* begin *

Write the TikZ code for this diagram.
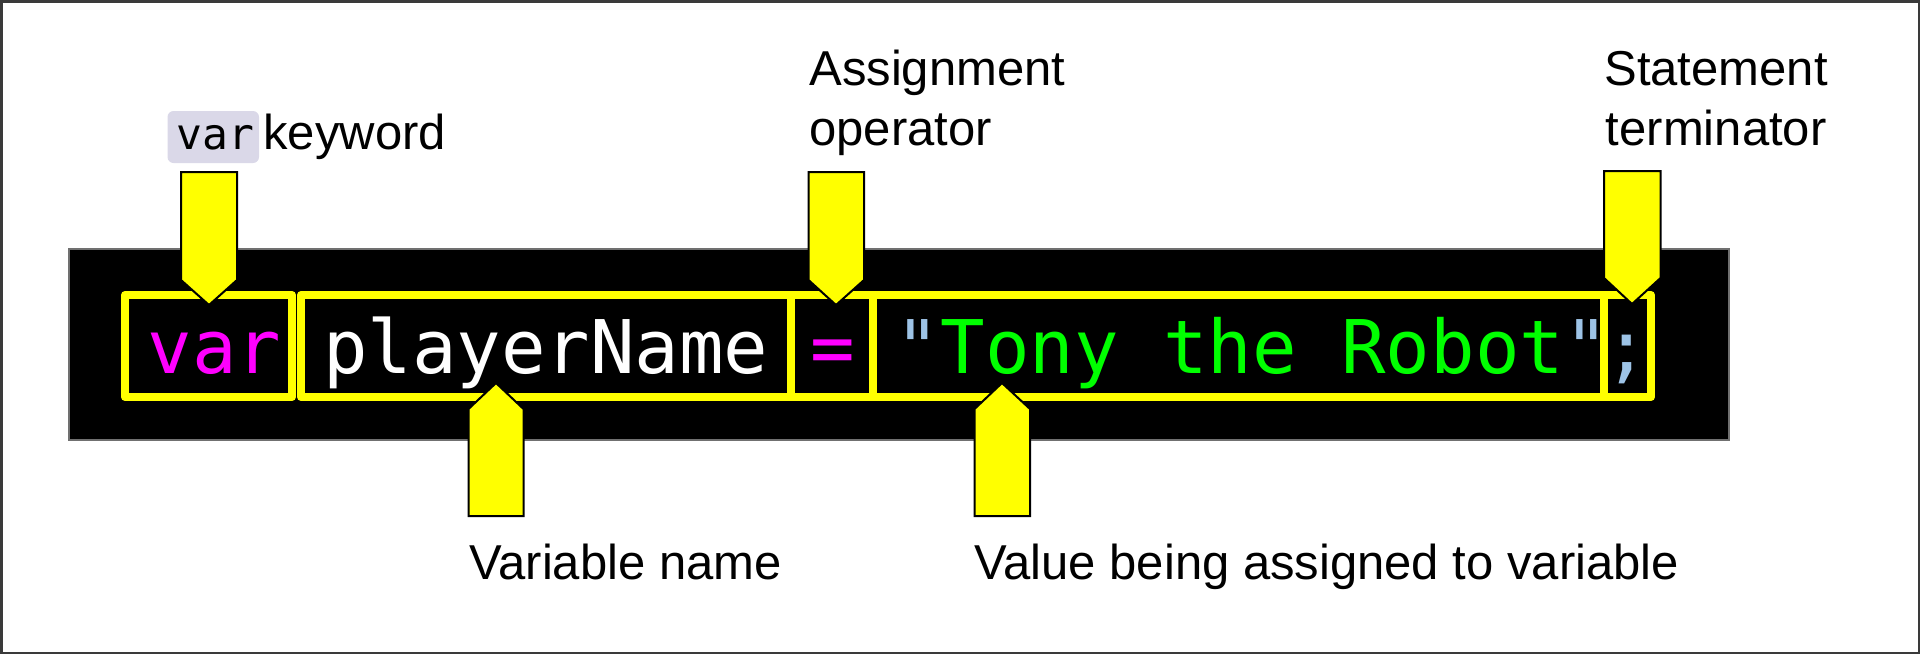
\documentclass[tikz,border=0pt]{standalone}
\usepackage{fontspec}
\setmainfont{Liberation Sans}
\newfontfamily\codefont{DejaVu Sans Mono}
\definecolor{framegray}{HTML}{3A3A3A}
\definecolor{boxgray}{HTML}{707070}
\definecolor{hlyellow}{HTML}{FFFF00}
\definecolor{kwmagenta}{HTML}{FF00FF}
\definecolor{strgreen}{HTML}{00FF00}
\definecolor{qblue}{HTML}{9DC3E6}
\definecolor{varbg}{HTML}{DAD8E8}
\tikzset{
  ybox/.style={draw=hlyellow, line width=4pt, line join=round},
  pointer/.style={fill=hlyellow, draw=black, line width=1pt, line join=miter},
  code/.style={inner sep=0pt, font=\codefont\fontsize{37}{37}\selectfont},
  lbl/.style={inner sep=0pt, anchor=base west, font=\fontsize{24.5}{30}\selectfont, text=black},
}
\begin{document}
\begin{tikzpicture}[x=0.5pt,y=-0.5pt]
\useasboundingbox (0,0) rectangle (1920,654);
% outer frame
\draw[framegray, line width=1.25pt] (1.25,1.25) rectangle (1918.75,652.75);
% code panel
\draw[fill=black, draw=boxgray, line width=1pt] (68.5,248.5) rectangle (1728.5,440);
% highlight boxes
\draw[ybox] (125,295) rectangle (292,397);
\draw[ybox] (301,295) rectangle (791,397);
\draw[ybox] (791,295) rectangle (872.5,397);
\draw[ybox] (872.5,295) rectangle (1604,397);
\draw[ybox] (1604,295) rectangle (1651,397);
% code text
\node[code, anchor=base west, text=kwmagenta] (kw) at (147.5,373) {var};
\node[code, anchor=base west, text=white] (name) at (322.6,373) {playerName};
\node[code, anchor=base, text=kwmagenta] (eq) at (832.5,373) {=};
\node[code, anchor=base west] (val) at (895.5,373) {{\color{qblue}"}{\color{strgreen}Tony the Robot}{\color{qblue}"}};
\node[code, anchor=base, text=qblue] (semi) at (1627,373) {;};
% pointers
\draw[pointer] (181,172) -- (237,172) -- (237,280) -- (209,305) -- (181,280) -- cycle;
\draw[pointer] (808.5,172) -- (864,172) -- (864,280) -- (836,305) -- (808.5,280) -- cycle;
\draw[pointer] (1604,171) -- (1660.5,171) -- (1660.5,278) -- (1632,304) -- (1604,278) -- cycle;
\draw[pointer] (468.5,516) -- (523.5,516) -- (523.5,409) -- (496,383) -- (468.5,409) -- cycle;
\draw[pointer] (974.5,516) -- (1030,516) -- (1030,409) -- (1002,383) -- (974.5,409) -- cycle;
% labels
\fill[varbg, rounded corners=3pt] (167.5,111) rectangle (259,163);
\node[inner sep=0pt, anchor=base west, font=\codefont\fontsize{21.5}{21.5}\selectfont] (kwcode) at (176,149) {var};
\node[lbl] (kwlbl) at (263,149) {keyword};
\node[lbl] (assign1) at (809,85) {Assignment};
\node[lbl] (assign2) at (809,145) {operator};
\node[lbl] (term1) at (1604,85) {Statement};
\node[lbl] (term2) at (1605.5,145) {terminator};
\node[lbl] (varname) at (469,579) {Variable name};
\node[lbl] (value) at (974,579) {Value being assigned to variable};
\end{tikzpicture}
\end{document}
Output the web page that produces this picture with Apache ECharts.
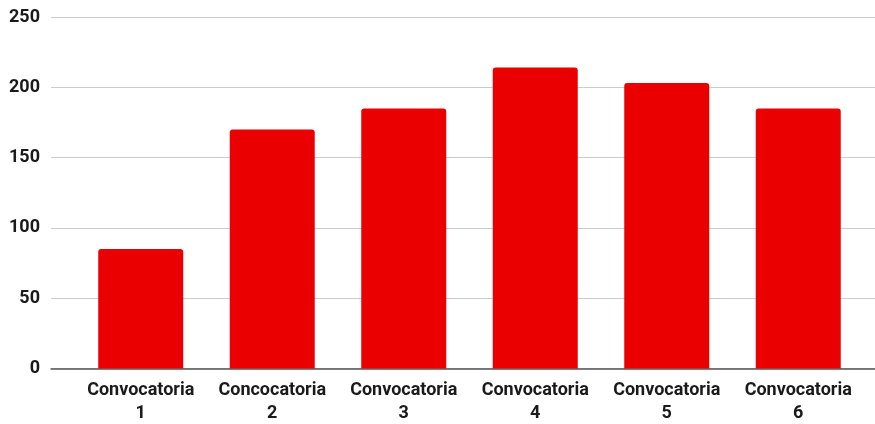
<!DOCTYPE html>
<html><head><meta charset="utf-8">
<script src="https://cdn.jsdelivr.net/npm/echarts@6/dist/echarts.min.js"></script>
<style>html,body{margin:0;padding:0;background:#fff}#c{width:875px;height:424px}</style>
</head><body><div id="c"></div>
<script>
const categories = ['Convocatoria\n1','Concocatoria\n2','Convocatoria\n3','Convocatoria\n4','Convocatoria\n5','Convocatoria\n6'];
const values = [85, 170, 185, 214, 203, 185];
const yTicks = [0, 50, 100, 150, 200, 250];

const chart = echarts.init(document.getElementById('c'));
const font = 'Roboto, "Liberation Sans", Arial, sans-serif';
chart.setOption({
  animation: false,
  grid: [
    {left: 51, right: 0, top: 17, bottom: 55.5, outerBoundsMode: 'none', containLabel: false},
    {left: 75, right: 11, top: 17, bottom: 55.5, outerBoundsMode: 'none', containLabel: false}
  ],
  xAxis: [
    {gridIndex: 0, type: 'value', min: 0, max: 1, axisLine: {show: true, onZero: false, lineStyle: {color: '#555', width: 1.5}},
     axisTick: {show: false}, axisLabel: {show: false}, splitLine: {show: false}},
    {gridIndex: 1, type: 'category', data: categories, axisLine: {show: false}, axisTick: {show: false},
     axisLabel: {color: '#1a1a1a', fontFamily: font, fontWeight: 'bold', fontSize: 18, lineHeight: 23, margin: 10, interval: 0}}
  ],
  yAxis: [
    {gridIndex: 0, type: 'value', min: yTicks[0], max: yTicks[yTicks.length-1], interval: 50,
     axisLine: {show: false}, axisTick: {show: false},
     axisLabel: {color: '#1a1a1a', fontFamily: font, fontWeight: 'bold', fontSize: 18, margin: 11},
     splitLine: {lineStyle: {color: '#cccccc', width: 1}}},
    {gridIndex: 1, type: 'value', min: yTicks[0], max: yTicks[yTicks.length-1], interval: 50, show: false}
  ],
  series: [{
    type: 'bar', xAxisIndex: 1, yAxisIndex: 1, data: values, barWidth: 85,
    itemStyle: {color: '#ea0000', borderRadius: [3,3,0,0]}
  }]
});
</script></body></html>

* end *

Exercise requirements – All the lines above are to be given again exactly as they read, with the pictures removed.

Output –
Write the TikZ code for this diagram.
\documentclass[tikz,border=0pt]{standalone}
\usepackage{fontspec}
\setmainfont{Liberation Sans}
\newfontfamily\codefont{DejaVu Sans Mono}
\definecolor{framegray}{HTML}{3A3A3A}
\definecolor{boxgray}{HTML}{707070}
\definecolor{hlyellow}{HTML}{FFFF00}
\definecolor{kwmagenta}{HTML}{FF00FF}
\definecolor{strgreen}{HTML}{00FF00}
\definecolor{qblue}{HTML}{9DC3E6}
\definecolor{varbg}{HTML}{DAD8E8}
\tikzset{
  ybox/.style={draw=hlyellow, line width=4pt, line join=round},
  pointer/.style={fill=hlyellow, draw=black, line width=1pt, line join=miter},
  code/.style={inner sep=0pt, font=\codefont\fontsize{37}{37}\selectfont},
  lbl/.style={inner sep=0pt, anchor=base west, font=\fontsize{24.5}{30}\selectfont, text=black},
}
\begin{document}
\begin{tikzpicture}[x=0.5pt,y=-0.5pt]
\useasboundingbox (0,0) rectangle (1920,654);
% outer frame
\draw[framegray, line width=1.25pt] (1.25,1.25) rectangle (1918.75,652.75);
% code panel
\draw[fill=black, draw=boxgray, line width=1pt] (68.5,248.5) rectangle (1728.5,440);
% highlight boxes
\draw[ybox] (125,295) rectangle (292,397);
\draw[ybox] (301,295) rectangle (791,397);
\draw[ybox] (791,295) rectangle (872.5,397);
\draw[ybox] (872.5,295) rectangle (1604,397);
\draw[ybox] (1604,295) rectangle (1651,397);
% code text
\node[code, anchor=base west, text=kwmagenta] (kw) at (147.5,373) {var};
\node[code, anchor=base west, text=white] (name) at (322.6,373) {playerName};
\node[code, anchor=base, text=kwmagenta] (eq) at (832.5,373) {=};
\node[code, anchor=base west] (val) at (895.5,373) {{\color{qblue}"}{\color{strgreen}Tony the Robot}{\color{qblue}"}};
\node[code, anchor=base, text=qblue] (semi) at (1627,373) {;};
% pointers
\draw[pointer] (181,172) -- (237,172) -- (237,280) -- (209,305) -- (181,280) -- cycle;
\draw[pointer] (808.5,172) -- (864,172) -- (864,280) -- (836,305) -- (808.5,280) -- cycle;
\draw[pointer] (1604,171) -- (1660.5,171) -- (1660.5,278) -- (1632,304) -- (1604,278) -- cycle;
\draw[pointer] (468.5,516) -- (523.5,516) -- (523.5,409) -- (496,383) -- (468.5,409) -- cycle;
\draw[pointer] (974.5,516) -- (1030,516) -- (1030,409) -- (1002,383) -- (974.5,409) -- cycle;
% labels
\fill[varbg, rounded corners=3pt] (167.5,111) rectangle (259,163);
\node[inner sep=0pt, anchor=base west, font=\codefont\fontsize{21.5}{21.5}\selectfont] (kwcode) at (176,149) {var};
\node[lbl] (kwlbl) at (263,149) {keyword};
\node[lbl] (assign1) at (809,85) {Assignment};
\node[lbl] (assign2) at (809,145) {operator};
\node[lbl] (term1) at (1604,85) {Statement};
\node[lbl] (term2) at (1605.5,145) {terminator};
\node[lbl] (varname) at (469,579) {Variable name};
\node[lbl] (value) at (974,579) {Value being assigned to variable};
\end{tikzpicture}
\end{document}
Output the web page that produces this picture with Apache ECharts.
<!DOCTYPE html>
<html><head><meta charset="utf-8">
<script src="https://cdn.jsdelivr.net/npm/echarts@6/dist/echarts.min.js"></script>
<style>html,body{margin:0;padding:0;background:#fff}#c{width:875px;height:424px}</style>
</head><body><div id="c"></div>
<script>
const categories = ['Convocatoria\n1','Concocatoria\n2','Convocatoria\n3','Convocatoria\n4','Convocatoria\n5','Convocatoria\n6'];
const values = [85, 170, 185, 214, 203, 185];
const yTicks = [0, 50, 100, 150, 200, 250];

const chart = echarts.init(document.getElementById('c'));
const font = 'Roboto, "Liberation Sans", Arial, sans-serif';
chart.setOption({
  animation: false,
  grid: [
    {left: 51, right: 0, top: 17, bottom: 55.5, outerBoundsMode: 'none', containLabel: false},
    {left: 75, right: 11, top: 17, bottom: 55.5, outerBoundsMode: 'none', containLabel: false}
  ],
  xAxis: [
    {gridIndex: 0, type: 'value', min: 0, max: 1, axisLine: {show: true, onZero: false, lineStyle: {color: '#555', width: 1.5}},
     axisTick: {show: false}, axisLabel: {show: false}, splitLine: {show: false}},
    {gridIndex: 1, type: 'category', data: categories, axisLine: {show: false}, axisTick: {show: false},
     axisLabel: {color: '#1a1a1a', fontFamily: font, fontWeight: 'bold', fontSize: 18, lineHeight: 23, margin: 10, interval: 0}}
  ],
  yAxis: [
    {gridIndex: 0, type: 'value', min: yTicks[0], max: yTicks[yTicks.length-1], interval: 50,
     axisLine: {show: false}, axisTick: {show: false},
     axisLabel: {color: '#1a1a1a', fontFamily: font, fontWeight: 'bold', fontSize: 18, margin: 11},
     splitLine: {lineStyle: {color: '#cccccc', width: 1}}},
    {gridIndex: 1, type: 'value', min: yTicks[0], max: yTicks[yTicks.length-1], interval: 50, show: false}
  ],
  series: [{
    type: 'bar', xAxisIndex: 1, yAxisIndex: 1, data: values, barWidth: 85,
    itemStyle: {color: '#ea0000', borderRadius: [3,3,0,0]}
  }]
});
</script></body></html>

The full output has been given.